**Dataset excerpt**

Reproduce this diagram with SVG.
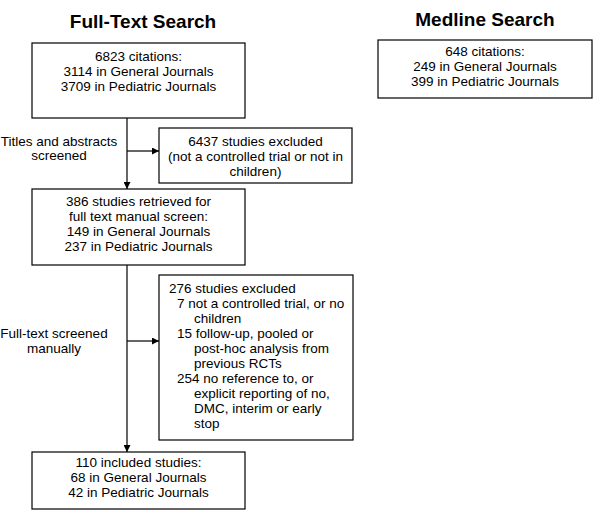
<svg xmlns="http://www.w3.org/2000/svg" width="600" height="518" viewBox="0 0 600 518">
<style>
.box{fill:#fff;stroke:#000;stroke-width:1.2}
.t{font-family:"Liberation Sans",Arial,sans-serif;font-size:13.5px;fill:#000}
.c{text-anchor:middle}
.h{font-family:"Liberation Sans",Arial,sans-serif;font-size:19px;font-weight:bold;text-anchor:middle;fill:#000}
.ln{stroke:#000;stroke-width:1.2;fill:none}
</style>
<defs>
<marker id="ah" viewBox="0 0 10 10" refX="10" refY="5" markerWidth="7" markerHeight="7" markerUnits="userSpaceOnUse" orient="auto">
<path d="M0,0 L10,5 L0,10 z" fill="#000"/>
</marker>
</defs>
<rect width="600" height="518" fill="#fff"/>
<text class="h" x="143" y="28">Full-Text Search</text>
<text class="h" x="485" y="26">Medline Search</text>
<g id="connectors">
<line class="ln" x1="127" y1="118" x2="127" y2="189" marker-end="url(#ah)"/>
<line class="ln" x1="127" y1="151" x2="159" y2="151" marker-end="url(#ah)"/>
<line class="ln" x1="127" y1="265" x2="127" y2="452" marker-end="url(#ah)"/>
<line class="ln" x1="127" y1="341" x2="159" y2="341" marker-end="url(#ah)"/>
<text class="t c" x="59" y="146">Titles and abstracts</text>
<text class="t c" x="59" y="160">screened</text>
<text class="t c" x="54" y="338">Full-text screened</text>
<text class="t c" x="54" y="353">manually</text>
</g>
<g id="n1">
<rect class="box" x="32" y="43" width="213" height="75"/>
<text class="t c" x="138.5" y="61">6823 citations:</text>
<text class="t c" x="138.5" y="76">3114 in General Journals</text>
<text class="t c" x="138.5" y="91">3709 in Pediatric Journals</text>
</g>
<g id="n2">
<rect class="box" x="159" y="128" width="193" height="55"/>
<text class="t c" x="255.5" y="146">6437 studies excluded</text>
<text class="t c" x="255.5" y="161">(not a controlled trial or not in</text>
<text class="t c" x="255.5" y="176">children)</text>
</g>
<g id="n3">
<rect class="box" x="32" y="189" width="213" height="76"/>
<text class="t c" x="138.5" y="206">386 studies retrieved for</text>
<text class="t c" x="138.5" y="221">full text manual screen:</text>
<text class="t c" x="138.5" y="236">149 in General Journals</text>
<text class="t c" x="138.5" y="251">237 in Pediatric Journals</text>
</g>
<g id="n4">
<rect class="box" x="159" y="275" width="194" height="165"/>
<text class="t" x="169" y="293">276 studies excluded</text>
<text class="t" x="177" y="308">7 not a controlled trial, or no</text>
<text class="t" x="194" y="323">children</text>
<text class="t" x="177" y="338">15 follow-up, pooled or</text>
<text class="t" x="194" y="353">post-hoc analysis from</text>
<text class="t" x="194" y="368">previous RCTs</text>
<text class="t" x="177" y="383">254 no reference to, or</text>
<text class="t" x="194" y="398">explicit reporting of no,</text>
<text class="t" x="194" y="413">DMC, interim or early</text>
<text class="t" x="194" y="428">stop</text>
</g>
<g id="n5">
<rect class="box" x="32" y="452" width="213" height="57"/>
<text class="t c" x="138.5" y="467">110 included studies:</text>
<text class="t c" x="138.5" y="482">68 in General Journals</text>
<text class="t c" x="138.5" y="497">42 in Pediatric Journals</text>
</g>
<g id="n6">
<rect class="box" x="378" y="40" width="214" height="58"/>
<text class="t c" x="485" y="56">648 citations:</text>
<text class="t c" x="485" y="71">249 in General Journals</text>
<text class="t c" x="485" y="86">399 in Pediatric Journals</text>
</g>
</svg>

**Objective**
All of the data needs repeating exactly, but the pictures do not.

**Answer to this task**
Reproduce this diagram with SVG.
<svg xmlns="http://www.w3.org/2000/svg" width="600" height="518" viewBox="0 0 600 518">
<style>
.box{fill:#fff;stroke:#000;stroke-width:1.2}
.t{font-family:"Liberation Sans",Arial,sans-serif;font-size:13.5px;fill:#000}
.c{text-anchor:middle}
.h{font-family:"Liberation Sans",Arial,sans-serif;font-size:19px;font-weight:bold;text-anchor:middle;fill:#000}
.ln{stroke:#000;stroke-width:1.2;fill:none}
</style>
<defs>
<marker id="ah" viewBox="0 0 10 10" refX="10" refY="5" markerWidth="7" markerHeight="7" markerUnits="userSpaceOnUse" orient="auto">
<path d="M0,0 L10,5 L0,10 z" fill="#000"/>
</marker>
</defs>
<rect width="600" height="518" fill="#fff"/>
<text class="h" x="143" y="28">Full-Text Search</text>
<text class="h" x="485" y="26">Medline Search</text>
<g id="connectors">
<line class="ln" x1="127" y1="118" x2="127" y2="189" marker-end="url(#ah)"/>
<line class="ln" x1="127" y1="151" x2="159" y2="151" marker-end="url(#ah)"/>
<line class="ln" x1="127" y1="265" x2="127" y2="452" marker-end="url(#ah)"/>
<line class="ln" x1="127" y1="341" x2="159" y2="341" marker-end="url(#ah)"/>
<text class="t c" x="59" y="146">Titles and abstracts</text>
<text class="t c" x="59" y="160">screened</text>
<text class="t c" x="54" y="338">Full-text screened</text>
<text class="t c" x="54" y="353">manually</text>
</g>
<g id="n1">
<rect class="box" x="32" y="43" width="213" height="75"/>
<text class="t c" x="138.5" y="61">6823 citations:</text>
<text class="t c" x="138.5" y="76">3114 in General Journals</text>
<text class="t c" x="138.5" y="91">3709 in Pediatric Journals</text>
</g>
<g id="n2">
<rect class="box" x="159" y="128" width="193" height="55"/>
<text class="t c" x="255.5" y="146">6437 studies excluded</text>
<text class="t c" x="255.5" y="161">(not a controlled trial or not in</text>
<text class="t c" x="255.5" y="176">children)</text>
</g>
<g id="n3">
<rect class="box" x="32" y="189" width="213" height="76"/>
<text class="t c" x="138.5" y="206">386 studies retrieved for</text>
<text class="t c" x="138.5" y="221">full text manual screen:</text>
<text class="t c" x="138.5" y="236">149 in General Journals</text>
<text class="t c" x="138.5" y="251">237 in Pediatric Journals</text>
</g>
<g id="n4">
<rect class="box" x="159" y="275" width="194" height="165"/>
<text class="t" x="169" y="293">276 studies excluded</text>
<text class="t" x="177" y="308">7 not a controlled trial, or no</text>
<text class="t" x="194" y="323">children</text>
<text class="t" x="177" y="338">15 follow-up, pooled or</text>
<text class="t" x="194" y="353">post-hoc analysis from</text>
<text class="t" x="194" y="368">previous RCTs</text>
<text class="t" x="177" y="383">254 no reference to, or</text>
<text class="t" x="194" y="398">explicit reporting of no,</text>
<text class="t" x="194" y="413">DMC, interim or early</text>
<text class="t" x="194" y="428">stop</text>
</g>
<g id="n5">
<rect class="box" x="32" y="452" width="213" height="57"/>
<text class="t c" x="138.5" y="467">110 included studies:</text>
<text class="t c" x="138.5" y="482">68 in General Journals</text>
<text class="t c" x="138.5" y="497">42 in Pediatric Journals</text>
</g>
<g id="n6">
<rect class="box" x="378" y="40" width="214" height="58"/>
<text class="t c" x="485" y="56">648 citations:</text>
<text class="t c" x="485" y="71">249 in General Journals</text>
<text class="t c" x="485" y="86">399 in Pediatric Journals</text>
</g>
</svg>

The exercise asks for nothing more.